The application owner remains accountable, because the adapter is part of the enforcement path. Security, platform, and data engineering teams should share ownership of query-plan translation, especially when policies are compiled into backend queries that determine who can see what.
Why This Matters for Security Teams
When an authorization layer translates policy into a backend query, the real control point is no longer just the policy definition. The adapter, query planner, and data access path become part of enforcement, which means a mismatch can expose records that the written policy would have blocked. NIST Cybersecurity Framework 2.0 frames this as a governance and integrity issue, not just an application bug, because enforcement failures undermine trust in the access model.
This matters most in systems that use row filters, dynamic SQL, search adapters, or policy compilation into database predicates. If security teams assume the policy is “correct” once authored, they can miss the translation layer where semantics change. NHI Management Group has repeatedly highlighted how hidden enforcement paths and weak lifecycle controls amplify access risk in Top 10 NHI Issues and in the Ultimate Guide to NHIs — Regulatory and Audit Perspectives.
In practice, many security teams discover query-translation drift only after an audit exception or a data exposure incident, rather than through intentional control testing.
How It Works in Practice
Accountability follows the enforcement chain. If a policy is expressed in one language and executed in another, the owner of the application and its enforcement adapter remains accountable for the outcome, because the adapter determines what data is actually returned. Platform and data engineering teams share responsibility when they build or operate the translation layer, and security teams should validate both the policy intent and the compiled query behavior.

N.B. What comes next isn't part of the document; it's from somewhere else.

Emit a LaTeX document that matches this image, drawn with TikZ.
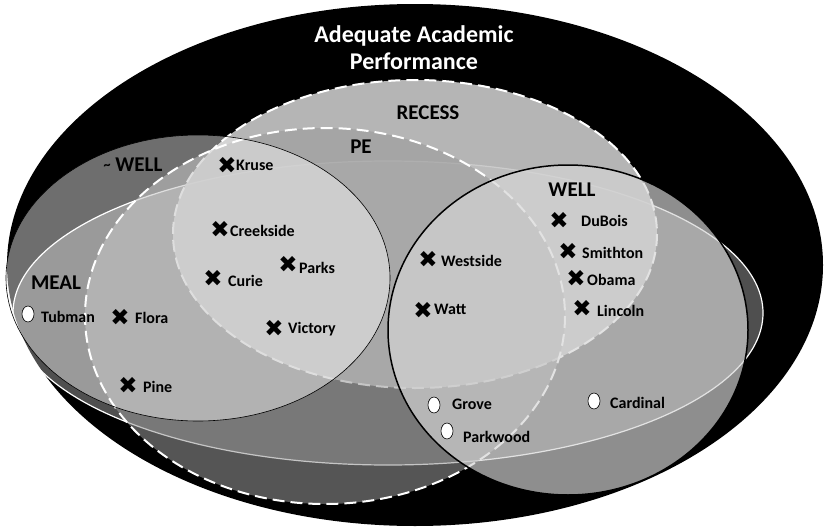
\documentclass[tikz,border=0pt]{standalone}
\usepackage{fontspec}
\setmainfont{Carlito}
\newfontfamily\symfont{DejaVu Sans}
\usetikzlibrary{shapes.geometric}
\definecolor{recessfill}{gray}{0.78}
\definecolor{pefill}{gray}{0.60}
\definecolor{wellfill}{gray}{0.835}
\begin{document}
\begin{tikzpicture}[
    x=1pt, y=-1pt,
    outer/.style={fill=black},
    meal/.style={fill=white, fill opacity=0.31, draw=white, line width=1.2pt},
    recess/.style={fill=recessfill, fill opacity=0.91, draw=white, line width=2pt, dash pattern=on 12pt off 6pt},
    pe/.style={fill=pefill, fill opacity=0.56, draw=white, line width=2pt, dash pattern=on 12pt off 6pt},
    notwell/.style={fill=white, fill opacity=0.43, draw=black, line width=0.6pt},
    well/.style={fill=wellfill, fill opacity=0.67, draw=black, line width=1.5pt},
    setname/.style={font=\bfseries\fontsize{21}{21}\selectfont, inner sep=0pt},
    title/.style={font=\bfseries\fontsize{24}{24}\selectfont, text=white, align=center, inner sep=0pt},
    cross/.style={font=\symfont\bfseries\fontsize{23}{23}\selectfont, inner sep=0pt},
    hollow/.style={ellipse, draw=black, fill=white, line width=0.6pt, minimum width=12pt, minimum height=16pt, inner sep=0pt},
    school/.style={font=\bfseries\fontsize{16}{16}\selectfont, anchor=west, inner sep=0pt}
  ]
  \useasboundingbox (0,0) rectangle (825,530);
  % Draw the sets, back to front.
  \fill[outer] (415,265) ellipse [x radius=408, y radius=261];
  \draw[meal] (388,313) ellipse [x radius=375, y radius=152];
  \draw[recess] (415,234) ellipse [x radius=242, y radius=154];
  \draw[pe] (325,316) ellipse [x radius=240, y radius=188];
  \draw[notwell] (198,278) ellipse [x radius=192, y radius=143];
  \draw[well] (568,330) ellipse [x radius=180, y radius=165];
  % Name the sets.
  \node[title] (aap) at (414,48) {Adequate Academic\\[3pt]Performance};
  \node[setname] (recesslbl) at (428,113) {RECESS};
  \node[setname] (pelbl) at (361,147) {PE};
  \node[setname] (notwelllbl) at (133,165) {\raisebox{2pt}{\fontsize{14}{14}\selectfont\textasciitilde}\ WELL};
  \node[setname] (meallbl) at (56,283) {MEAL};
  \node[setname] (welllbl) at (572,190) {WELL};
  % Schools marked with a cross.
  \node[cross] (kruse) at (227,165) {✖};
  \node[school] (kruselbl) at (236,165) {Kruse};
  \node[cross] (creekside) at (220,229) {✖};
  \node[school] (creeksidelbl) at (230,231) {Creekside};
  \node[cross] (curie) at (213,278) {✖};
  \node[school] (curielbl) at (228,281) {Curie};
  \node[cross] (parks) at (288,264) {✖};
  \node[school] (parkslbl) at (299,268) {Parks};
  \node[cross] (victory) at (274,328) {✖};
  \node[school] (victorylbl) at (288,329) {Victory};
  \node[cross] (flora) at (120,317) {✖};
  \node[school] (floralbl) at (135,318) {Flora};
  \node[cross] (pine) at (128,385) {✖};
  \node[school] (pinelbl) at (143,387) {Pine};
  \node[cross] (westside) at (428,259) {✖};
  \node[school] (westsidelbl) at (441,261) {Westside};
  \node[cross] (watt) at (423,310) {✖};
  \node[school] (wattlbl) at (434,309) {Watt};
  \node[cross] (dubois) at (559,220) {✖};
  \node[school] (duboislbl) at (581,221) {DuBois};
  \node[cross] (smithton) at (568,251) {✖};
  \node[school] (smithtonlbl) at (582,253) {Smithton};
  \node[cross] (obama) at (576,278) {✖};
  \node[school] (obamalbl) at (587,280) {Obama};
  \node[cross] (lincoln) at (582,308) {✖};
  \node[school] (lincolnlbl) at (597,311) {Lincoln};
  % Schools marked with a hollow dot.
  \node[hollow] (tubman) at (28,314) {};
  \node[school] (tubmanlbl) at (41,317) {Tubman};
  \node[hollow] (grove) at (434,405) {};
  \node[school] (grovelbl) at (452,404) {Grove};
  \node[hollow] (parkwood) at (447,431) {};
  \node[school] (parkwoodlbl) at (463,437) {Parkwood};
  \node[hollow] (cardinal) at (594,401) {};
  \node[school] (cardinallbl) at (610,403) {Cardinal};
\end{tikzpicture}
\end{document}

Practically, that means testing the policy at runtime and comparing intended access with the generated query or execution plan. Current guidance suggests treating the translation layer as security-sensitive code, with change control, peer review, and regression tests that cover deny-by-default behavior. This is especially important where a query engine merges tenant filters, object filters, and identity claims into one statement. NIST guidance on governance and protected information handling aligns with this view, and the lifecycle perspective in Ultimate Guide to NHIs — Lifecycle Processes for Managing NHIs is useful for framing ownership from issuance through revocation.
- Keep policy definitions and translation adapters under the same change-management process.
- Log the original decision request, the translated query, and the final result for auditability.
- Test for semantic drift when policies use nested conditions, joins, or inherited roles.
- Assign a named owner for the enforcement adapter, not just the policy document.
For standards alignment, NIST Cybersecurity Framework 2.0 supports this kind of accountable control ownership across governance, protection, and monitoring functions. These controls tend to break down when authorization is compiled into complex federated queries across multiple data stores, because each translation hop can alter meaning or bypass an expected deny condition.
Common Variations and Edge Cases
Tighter enforcement testing often increases operational overhead, requiring organisations to balance stronger assurance against release speed. That tradeoff is real in distributed systems, where policy may be translated by middleware, API gateways, search layers, or database-native row-level security.
There is no universal standard for this yet, but current guidance suggests treating any component that can change policy meaning as part of the control plane. If the application owner delegates translation to a platform service, accountability does not disappear; it shifts to the owner who approved that design and to the teams operating the translator. Where third-party connectors or managed analytics engines are involved, contracts and control attestations should specify who validates semantic equivalence.
One useful rule is simple: if a component can make a permitted request more permissive, it is part of the enforcement path and must be tested accordingly. In high-risk environments, the strongest pattern is to keep policy logic close to the source of truth, minimize ad hoc translation, and require independent review for any query-generation layer that can widen access. That approach also helps reduce the exposure patterns described in NHIMG research on identity governance and audit readiness.
Standards & Framework Alignment
This section maps relevant standards and security frameworks to the operational risks and controls described in this guidance.
OWASP Non-Human Identity Top 10 address the attack and risk surface, while NIST CSF 2.0 and NIST AI RMF set the governance and control requirements practitioners need to meet.
| Framework | Control / Reference | Relevance |
|---|---|---|
| NIST CSF 2.0 | GV.1 | Covers governance and accountability for enforcement paths. |
| OWASP Non-Human Identity Top 10 | NHI-04 | Relevant to privilege and access-control failures in non-human enforcement paths. |
| NIST AI RMF | GOVERN | Supports accountability for systems whose behavior changes at runtime. |
Document ownership, testing, and escalation for any component that alters authorization outcomes.